Mary Ann, his wife, left him in 1839, taking the four children with him (his son, Walter, emigrated to New Zealand later in the same year, and in the following year his daughter, Hannah, died of tuberculosis). Mantell moved to Clapham Common, London, and started another medical practice, and increasingly found himself at odds with Richard Owen. Owen had a reputation as being as great a comparative anatomist as the legendary Cuvier, and was at the very heart of the scientific, and palaeological, establishment.
In 1841, Owen had coined the word ‘Dinosauria’, from which we get ‘dinosaur’ – meaning ‘terrible lizard’ (although, as Bill Bryson noted in his A Short History of Nearly Everything, not all dinosaurs were terrible – “some were no bigger than rabbits” and although they were reptiles, they certainly were not lizards). Owen had thought Iguanodon to be a heavy quadruped, Mantell proved it to be bipedal; Owen had identified some vertebrae as coming from several species of Iguanodon, Mantell proved them to be from just one.
|Owen Riding his Hobby - Frederick Waddy|
And then, one day in 1841, Mantell was driving his carriage across Clapham Common when he fell from the seat and became entangled in the reins. The frightened horses panicked and galloped off, dragging Mantell under the wheels, where he suffered horrific spinal injuries. Although crippled, he continued to work, both as a doctor and geologist, but his constant pain severely restricted his activities. Owen took this opportunity to rewrite history – he claimed that Cuvier and himself had discovered the iguanodon, he renamed dinosaurs discovered by Mantell and then claimed that he had discovered them, and used his influence at the Royal Society to have Mantell’s research papers rejected, all of which caused Mantell to note it was “… a pity a man so talented should be so dastardly and envious.”
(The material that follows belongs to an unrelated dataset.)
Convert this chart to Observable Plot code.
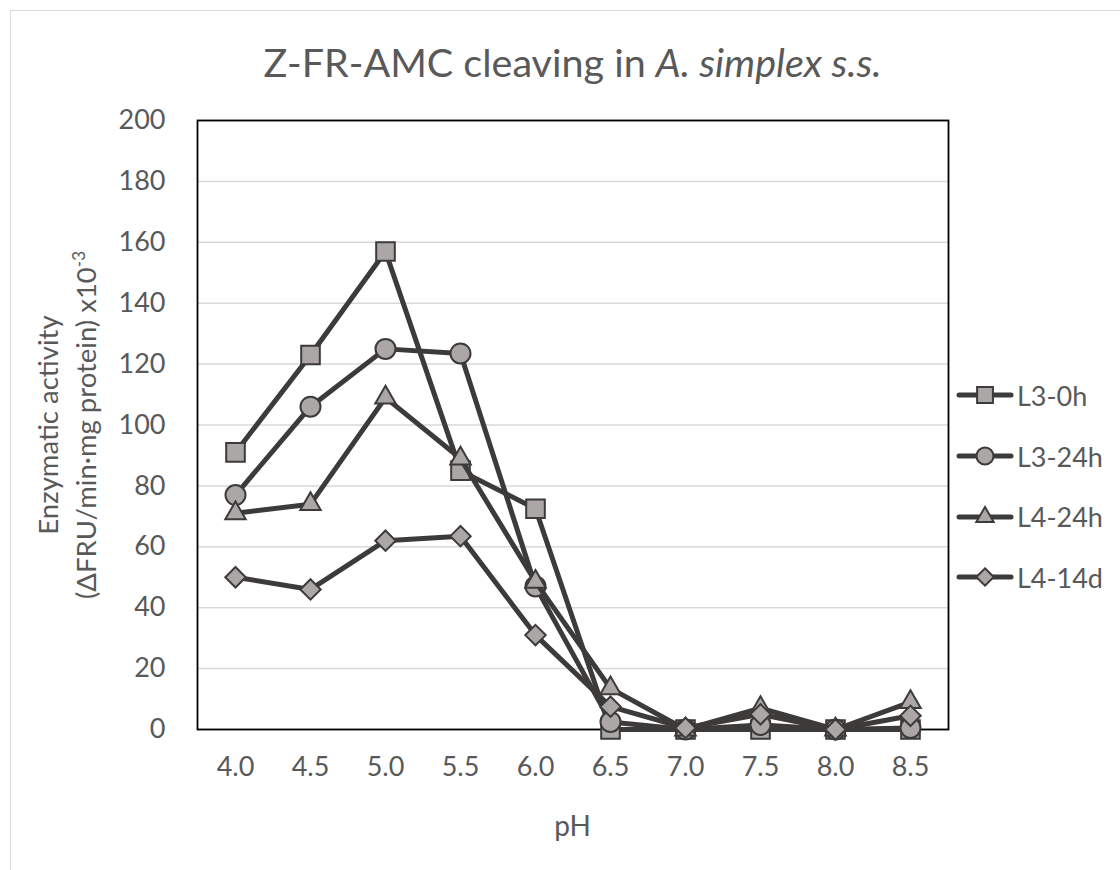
<!DOCTYPE html>
<html><head><meta charset="utf-8">
<script src="https://cdn.jsdelivr.net/npm/d3@7"></script>
<script src="https://cdn.jsdelivr.net/npm/@observablehq/plot@0.6"></script>
<style>
body{margin:0;background:#fff;font-family:Lato,"Open Sans",sans-serif;color:#595959;}
#wrap{position:relative;width:1120px;height:870px;overflow:hidden;background:#fff;}
#border{position:absolute;left:10px;top:10px;width:1120px;height:870px;border:1px solid #d9d9d9;box-sizing:border-box;}
#chart{position:absolute;left:0;top:0;}
#title{position:absolute;left:0;width:1145px;top:39px;text-align:center;font-size:39.5px;line-height:46px;white-space:nowrap;}
#ylab{position:absolute;width:640px;height:76px;left:-253px;top:387px;text-align:center;font-size:27.5px;line-height:38px;transform:rotate(-90deg);transform-origin:50% 50%;white-space:nowrap;}
#ylab sup{font-size:17px;vertical-align:0;position:relative;top:-11px;}
#xlab{position:absolute;left:0;width:1145px;top:808px;text-align:center;font-size:28px;line-height:34px;}
#legend{position:absolute;left:956px;top:365px;}
.item{display:flex;align-items:center;height:60.7px;font-size:27px;}
.item svg{margin-right:3px;}
</style></head><body>
<div id="wrap">
  <div id="border"></div>
  <div id="chart"></div>
  <div id="title">Z-FR-AMC cleaving in <i>A. simplex s.s.</i></div>
  <div id="ylab">Enzymatic activity<br>(ΔFRU/min·mg protein) x10<sup>-3</sup></div>
  <div id="xlab">pH</div>
  <div id="legend"></div>
</div>
<script>
// ---- data ----
const pH = ["4.0","4.5","5.0","5.5","6.0","6.5","7.0","7.5","8.0","8.5"];
const seriesNames = ["L3-0h","L3-24h","L4-24h","L4-14d"];
const seriesSymbols = ["square","circle","triangle","diamond2"];
const L3_0h  = [91, 123, 157, 85, 72.5, 0, 0, 0, 0, 0];
const L3_24h = [77, 106, 125, 123.5, 47, 2.5, 0, 1.5, 0, 0.5];
const L4_24h = [71, 74, 109, 89, 48.5, 13.5, 0, 7, 0, 9];
const L4_14d = [50, 46, 62, 63.5, 31, 7.5, 0.5, 5, 0, 4.5];
const yTicks = [0,20,40,60,80,100,120,140,160,180,200];

const seriesValues = [L3_0h, L3_24h, L4_24h, L4_14d];
const seriesR = [10.5, 10, 7.6, 9.2];
const lineColor = "#3d3b3a";
const markFill = "#aaa7a6";

const rows = [];
seriesNames.forEach((name, si) => seriesValues[si].forEach((v, i) => rows.push({series: name, pH: pH[i], value: v})));

const marks = [
  Plot.gridY(yTicks, {stroke: "#d9d9d9", strokeOpacity: 1, strokeWidth: 1.5}),
  Plot.frame({stroke: "#000", strokeWidth: 1.8}),
  Plot.axisY(yTicks, {tickSize: 0, tickPadding: 32, fontSize: 27, label: null, fill: "#595959"}),
  Plot.axisX({tickSize: 0, tickPadding: 27, fontSize: 27, label: null, fill: "#595959"})
];
seriesNames.forEach((name, si) => {
  const d = rows.filter(r => r.series === name);
  marks.push(Plot.line(d, {x: "pH", y: "value", stroke: lineColor, strokeWidth: 5, strokeLinejoin: "round"}));
  marks.push(Plot.dot(d, {x: "pH", y: "value", symbol: seriesSymbols[si], r: seriesR[si], fill: markFill, stroke: lineColor, strokeWidth: 2}));
});

const chart = Plot.plot({
  width: 1120, height: 870,
  marginLeft: 197, marginRight: 172, marginTop: 120, marginBottom: 141,
  style: {fontFamily: "Lato, 'Open Sans', sans-serif", color: "#595959", background: "transparent"},
  x: {type: "point", domain: pH, padding: 0.5},
  y: {domain: [0, 200]},
  marks
});
document.getElementById("chart").appendChild(chart);

// legend
const leg = d3.select("#legend");
const symMap = {square: d3.symbolSquare, circle: d3.symbolCircle, triangle: d3.symbolTriangle, diamond2: d3.symbolDiamond2};
seriesNames.forEach((name, si) => {
  const it = leg.append("div").attr("class", "item");
  const svg = it.append("svg").attr("width", 58).attr("height", 30);
  svg.append("line").attr("x1", 3).attr("x2", 55).attr("y1", 15).attr("y2", 15)
    .attr("stroke", lineColor).attr("stroke-width", 5).attr("stroke-linecap", "round");
  const r = seriesR[si] * 0.85;
  svg.append("path").attr("transform", "translate(29,15)")
    .attr("d", d3.symbol(symMap[seriesSymbols[si]], Math.PI * r * r)())
    .attr("fill", markFill).attr("stroke", lineColor).attr("stroke-width", 2);
  it.append("span").text(name);
});
</script>
</body></html>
In 1852, Mantell took an analgesic dose of opium, which may have been within the normal safe limit but was too much for the enfeebled Mantell and he died from an unintentional overdose. An anonymous obituary appeared shortly afterwards in the Literary Gazette, which denigrated Mantell’s achievements and claimed his scientific work was no more than mediocre at best – although anonymous, the style of the obituary quickly identified it as coming from Owen’s pen. Adding insult to injury, after the post-mortem, a section of Mantell’s deformed spine (he had suffered from scoliosis) was removed and pickled, and passed into the care of the Director of the Hunterian Museum at the Royal College of Surgeons – who just happened to be Richard Owen.